• **AIM OF THE TASK**
Find the lines with the string "this" and return them.
━━━━━ DATA ━━━━━
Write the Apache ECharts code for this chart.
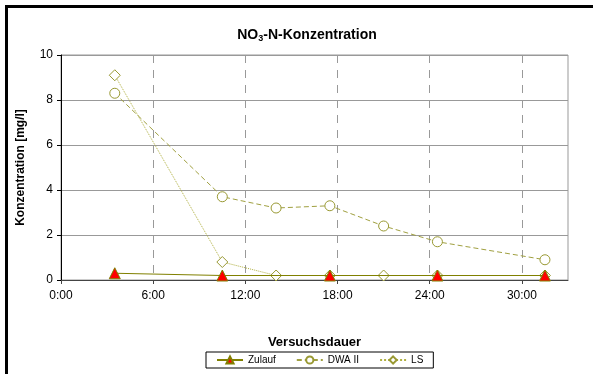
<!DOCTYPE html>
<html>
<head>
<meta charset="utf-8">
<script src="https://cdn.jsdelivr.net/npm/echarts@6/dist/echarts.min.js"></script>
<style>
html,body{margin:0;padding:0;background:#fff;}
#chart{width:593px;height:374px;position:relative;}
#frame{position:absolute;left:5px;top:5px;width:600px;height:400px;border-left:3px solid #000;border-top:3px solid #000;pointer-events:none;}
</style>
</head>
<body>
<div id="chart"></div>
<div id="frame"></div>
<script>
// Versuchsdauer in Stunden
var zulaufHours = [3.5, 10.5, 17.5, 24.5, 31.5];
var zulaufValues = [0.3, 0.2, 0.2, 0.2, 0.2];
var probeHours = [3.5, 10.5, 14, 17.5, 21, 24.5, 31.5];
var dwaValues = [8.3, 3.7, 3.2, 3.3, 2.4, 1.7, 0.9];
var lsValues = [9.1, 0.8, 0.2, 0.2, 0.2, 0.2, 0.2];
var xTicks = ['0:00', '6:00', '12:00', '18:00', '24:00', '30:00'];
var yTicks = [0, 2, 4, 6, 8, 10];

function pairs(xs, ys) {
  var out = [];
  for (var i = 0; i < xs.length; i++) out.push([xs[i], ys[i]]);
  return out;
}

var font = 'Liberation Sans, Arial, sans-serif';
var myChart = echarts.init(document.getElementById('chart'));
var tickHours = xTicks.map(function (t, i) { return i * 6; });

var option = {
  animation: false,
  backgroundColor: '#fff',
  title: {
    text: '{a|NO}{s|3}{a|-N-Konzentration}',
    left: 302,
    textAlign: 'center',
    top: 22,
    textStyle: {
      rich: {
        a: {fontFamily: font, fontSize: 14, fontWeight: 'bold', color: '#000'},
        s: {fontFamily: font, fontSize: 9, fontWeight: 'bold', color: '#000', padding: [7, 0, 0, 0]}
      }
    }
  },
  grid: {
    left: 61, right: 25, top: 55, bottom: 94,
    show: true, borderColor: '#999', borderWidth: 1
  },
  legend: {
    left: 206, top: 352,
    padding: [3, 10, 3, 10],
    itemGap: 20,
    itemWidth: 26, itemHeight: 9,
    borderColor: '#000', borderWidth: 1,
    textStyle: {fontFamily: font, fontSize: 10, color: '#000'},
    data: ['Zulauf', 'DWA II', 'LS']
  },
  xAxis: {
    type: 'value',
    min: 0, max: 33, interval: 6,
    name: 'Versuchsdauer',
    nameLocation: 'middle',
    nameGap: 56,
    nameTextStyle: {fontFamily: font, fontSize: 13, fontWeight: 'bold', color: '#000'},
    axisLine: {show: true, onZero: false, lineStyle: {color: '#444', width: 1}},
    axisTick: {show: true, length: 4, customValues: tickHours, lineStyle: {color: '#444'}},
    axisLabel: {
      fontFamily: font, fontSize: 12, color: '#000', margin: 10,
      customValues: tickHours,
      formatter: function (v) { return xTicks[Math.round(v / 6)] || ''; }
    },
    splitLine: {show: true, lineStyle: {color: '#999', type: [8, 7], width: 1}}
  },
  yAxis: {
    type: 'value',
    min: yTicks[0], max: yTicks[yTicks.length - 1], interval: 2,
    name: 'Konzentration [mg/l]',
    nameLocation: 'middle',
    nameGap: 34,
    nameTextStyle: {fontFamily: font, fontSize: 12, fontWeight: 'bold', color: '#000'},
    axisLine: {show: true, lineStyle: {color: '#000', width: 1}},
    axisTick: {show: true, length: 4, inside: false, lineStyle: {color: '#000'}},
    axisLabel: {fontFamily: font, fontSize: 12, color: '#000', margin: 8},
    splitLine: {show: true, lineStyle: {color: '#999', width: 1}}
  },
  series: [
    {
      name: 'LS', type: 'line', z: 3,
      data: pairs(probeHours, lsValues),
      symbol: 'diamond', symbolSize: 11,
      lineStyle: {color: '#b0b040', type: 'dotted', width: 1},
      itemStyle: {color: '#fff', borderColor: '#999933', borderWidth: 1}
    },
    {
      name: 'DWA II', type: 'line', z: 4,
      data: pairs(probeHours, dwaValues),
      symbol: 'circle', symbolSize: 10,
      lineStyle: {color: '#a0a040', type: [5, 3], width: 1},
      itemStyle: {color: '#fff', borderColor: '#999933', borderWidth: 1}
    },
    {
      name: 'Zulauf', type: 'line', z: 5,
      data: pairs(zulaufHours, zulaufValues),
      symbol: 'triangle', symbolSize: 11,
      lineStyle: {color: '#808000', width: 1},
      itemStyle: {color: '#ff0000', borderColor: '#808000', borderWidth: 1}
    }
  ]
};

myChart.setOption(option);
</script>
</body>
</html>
━━━━━
━━━━━ DATA ━━━━━
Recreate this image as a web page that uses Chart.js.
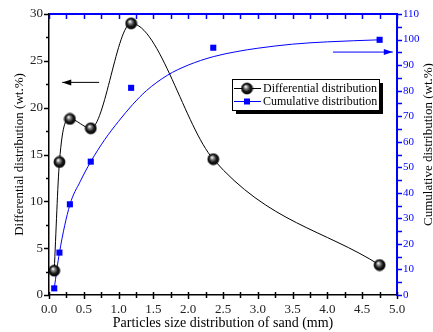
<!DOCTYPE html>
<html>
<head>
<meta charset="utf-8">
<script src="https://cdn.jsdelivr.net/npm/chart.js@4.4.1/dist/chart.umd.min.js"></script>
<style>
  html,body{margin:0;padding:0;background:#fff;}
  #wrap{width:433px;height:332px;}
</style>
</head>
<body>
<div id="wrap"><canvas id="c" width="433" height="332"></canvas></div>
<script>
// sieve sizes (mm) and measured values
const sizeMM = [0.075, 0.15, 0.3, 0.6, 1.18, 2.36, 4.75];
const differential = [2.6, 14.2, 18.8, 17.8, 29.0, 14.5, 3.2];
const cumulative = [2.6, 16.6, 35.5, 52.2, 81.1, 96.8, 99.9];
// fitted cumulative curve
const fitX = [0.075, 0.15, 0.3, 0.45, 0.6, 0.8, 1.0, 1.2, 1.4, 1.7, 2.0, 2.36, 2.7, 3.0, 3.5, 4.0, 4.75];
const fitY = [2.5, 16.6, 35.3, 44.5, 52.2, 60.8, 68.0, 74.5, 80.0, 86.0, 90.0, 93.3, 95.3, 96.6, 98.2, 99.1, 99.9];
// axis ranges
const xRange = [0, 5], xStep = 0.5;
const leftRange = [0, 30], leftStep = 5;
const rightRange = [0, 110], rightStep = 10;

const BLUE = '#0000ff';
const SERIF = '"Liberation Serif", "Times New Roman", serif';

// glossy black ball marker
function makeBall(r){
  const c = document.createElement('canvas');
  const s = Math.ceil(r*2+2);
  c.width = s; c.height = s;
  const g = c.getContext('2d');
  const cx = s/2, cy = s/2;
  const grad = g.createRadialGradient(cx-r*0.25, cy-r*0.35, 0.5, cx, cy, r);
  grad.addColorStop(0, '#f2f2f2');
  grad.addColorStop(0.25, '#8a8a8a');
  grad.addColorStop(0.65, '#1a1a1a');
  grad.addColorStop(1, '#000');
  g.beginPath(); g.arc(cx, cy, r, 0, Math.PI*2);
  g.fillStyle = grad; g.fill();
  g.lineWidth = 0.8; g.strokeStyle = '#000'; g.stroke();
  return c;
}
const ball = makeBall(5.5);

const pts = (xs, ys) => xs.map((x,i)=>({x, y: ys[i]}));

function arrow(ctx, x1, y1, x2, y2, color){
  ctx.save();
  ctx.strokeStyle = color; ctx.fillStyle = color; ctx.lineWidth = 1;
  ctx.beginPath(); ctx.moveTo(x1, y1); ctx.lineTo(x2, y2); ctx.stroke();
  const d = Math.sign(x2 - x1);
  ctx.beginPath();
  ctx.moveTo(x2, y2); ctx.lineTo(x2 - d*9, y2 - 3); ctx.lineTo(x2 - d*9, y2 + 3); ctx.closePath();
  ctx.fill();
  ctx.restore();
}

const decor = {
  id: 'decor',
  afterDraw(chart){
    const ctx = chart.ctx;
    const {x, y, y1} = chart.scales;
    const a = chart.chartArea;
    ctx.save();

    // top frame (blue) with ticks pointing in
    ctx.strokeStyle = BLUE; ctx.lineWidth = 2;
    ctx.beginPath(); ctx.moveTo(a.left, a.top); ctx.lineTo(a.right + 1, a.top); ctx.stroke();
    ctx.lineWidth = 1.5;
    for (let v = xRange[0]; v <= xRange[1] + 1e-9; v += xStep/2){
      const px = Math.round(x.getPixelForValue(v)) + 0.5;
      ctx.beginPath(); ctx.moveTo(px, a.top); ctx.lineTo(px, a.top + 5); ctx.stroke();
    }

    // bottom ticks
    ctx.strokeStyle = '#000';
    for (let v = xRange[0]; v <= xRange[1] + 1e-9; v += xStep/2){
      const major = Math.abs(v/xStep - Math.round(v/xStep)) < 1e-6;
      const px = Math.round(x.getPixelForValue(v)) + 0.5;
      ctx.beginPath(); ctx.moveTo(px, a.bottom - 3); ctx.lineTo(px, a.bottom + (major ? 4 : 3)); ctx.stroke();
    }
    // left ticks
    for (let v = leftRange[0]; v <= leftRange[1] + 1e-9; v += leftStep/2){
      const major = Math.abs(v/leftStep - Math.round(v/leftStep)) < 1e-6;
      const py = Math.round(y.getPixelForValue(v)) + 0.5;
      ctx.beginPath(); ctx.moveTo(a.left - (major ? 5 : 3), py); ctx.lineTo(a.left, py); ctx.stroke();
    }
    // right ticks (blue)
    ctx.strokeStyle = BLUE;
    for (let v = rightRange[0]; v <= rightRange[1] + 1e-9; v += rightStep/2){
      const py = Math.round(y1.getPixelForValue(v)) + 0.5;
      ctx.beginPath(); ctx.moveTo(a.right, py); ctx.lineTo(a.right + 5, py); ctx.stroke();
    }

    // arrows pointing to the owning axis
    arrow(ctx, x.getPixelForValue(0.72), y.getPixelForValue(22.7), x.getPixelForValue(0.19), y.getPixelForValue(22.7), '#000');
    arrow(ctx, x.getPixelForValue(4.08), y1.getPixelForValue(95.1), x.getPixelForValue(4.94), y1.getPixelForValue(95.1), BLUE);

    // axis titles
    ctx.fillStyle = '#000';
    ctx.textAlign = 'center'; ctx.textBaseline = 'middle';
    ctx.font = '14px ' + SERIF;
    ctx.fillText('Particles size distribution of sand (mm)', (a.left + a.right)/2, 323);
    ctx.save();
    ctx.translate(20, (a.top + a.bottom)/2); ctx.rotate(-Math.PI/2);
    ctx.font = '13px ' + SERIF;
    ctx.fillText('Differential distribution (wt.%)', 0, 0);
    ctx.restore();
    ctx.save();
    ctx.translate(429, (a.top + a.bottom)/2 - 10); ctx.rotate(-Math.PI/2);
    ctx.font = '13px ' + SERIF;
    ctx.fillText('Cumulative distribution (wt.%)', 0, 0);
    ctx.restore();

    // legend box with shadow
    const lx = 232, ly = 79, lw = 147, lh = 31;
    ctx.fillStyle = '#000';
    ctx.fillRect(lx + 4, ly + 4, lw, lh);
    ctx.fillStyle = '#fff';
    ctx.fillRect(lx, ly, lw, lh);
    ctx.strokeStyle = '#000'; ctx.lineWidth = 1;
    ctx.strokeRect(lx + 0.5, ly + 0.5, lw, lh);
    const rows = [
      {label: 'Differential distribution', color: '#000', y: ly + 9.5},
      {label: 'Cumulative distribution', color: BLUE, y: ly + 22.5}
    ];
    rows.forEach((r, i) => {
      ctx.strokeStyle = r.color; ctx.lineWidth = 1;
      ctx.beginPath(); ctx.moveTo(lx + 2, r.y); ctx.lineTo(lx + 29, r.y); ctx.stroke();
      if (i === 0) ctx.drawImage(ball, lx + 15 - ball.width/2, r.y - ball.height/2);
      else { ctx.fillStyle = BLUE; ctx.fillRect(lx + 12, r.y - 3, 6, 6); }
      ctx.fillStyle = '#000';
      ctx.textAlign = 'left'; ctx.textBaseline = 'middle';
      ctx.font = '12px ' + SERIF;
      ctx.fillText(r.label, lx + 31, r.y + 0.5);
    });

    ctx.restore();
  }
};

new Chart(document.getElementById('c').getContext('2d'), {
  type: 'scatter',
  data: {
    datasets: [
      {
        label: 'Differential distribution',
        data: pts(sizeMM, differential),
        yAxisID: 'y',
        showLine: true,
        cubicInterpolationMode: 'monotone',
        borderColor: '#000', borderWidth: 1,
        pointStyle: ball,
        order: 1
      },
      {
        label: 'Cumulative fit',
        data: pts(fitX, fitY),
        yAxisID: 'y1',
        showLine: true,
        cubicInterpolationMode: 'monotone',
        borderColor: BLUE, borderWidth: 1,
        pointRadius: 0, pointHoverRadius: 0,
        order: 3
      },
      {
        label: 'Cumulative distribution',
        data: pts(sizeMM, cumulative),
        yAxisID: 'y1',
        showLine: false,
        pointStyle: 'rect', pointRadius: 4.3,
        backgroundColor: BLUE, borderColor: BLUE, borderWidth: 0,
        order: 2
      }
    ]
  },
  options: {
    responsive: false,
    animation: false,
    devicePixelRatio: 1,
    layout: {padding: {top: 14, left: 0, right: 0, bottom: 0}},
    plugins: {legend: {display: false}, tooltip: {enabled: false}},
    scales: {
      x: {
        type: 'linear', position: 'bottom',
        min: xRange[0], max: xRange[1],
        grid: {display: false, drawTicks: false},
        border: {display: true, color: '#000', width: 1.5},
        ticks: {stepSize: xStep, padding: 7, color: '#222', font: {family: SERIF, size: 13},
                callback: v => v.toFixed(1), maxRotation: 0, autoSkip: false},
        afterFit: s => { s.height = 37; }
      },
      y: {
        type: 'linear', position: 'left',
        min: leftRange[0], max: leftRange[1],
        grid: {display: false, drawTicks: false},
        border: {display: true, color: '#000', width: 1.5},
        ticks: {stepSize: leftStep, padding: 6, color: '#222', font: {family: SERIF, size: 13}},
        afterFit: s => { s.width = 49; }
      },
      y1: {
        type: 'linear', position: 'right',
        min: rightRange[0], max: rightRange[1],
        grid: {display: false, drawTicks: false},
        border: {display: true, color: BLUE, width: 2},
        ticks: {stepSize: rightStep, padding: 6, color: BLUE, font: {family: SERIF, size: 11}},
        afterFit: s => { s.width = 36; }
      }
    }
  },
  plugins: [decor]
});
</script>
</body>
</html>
━━━━━
• **EXPECTED OUTPUT**
Write the Apache ECharts code for this chart.
Recreate this image as a web page that uses Chart.js.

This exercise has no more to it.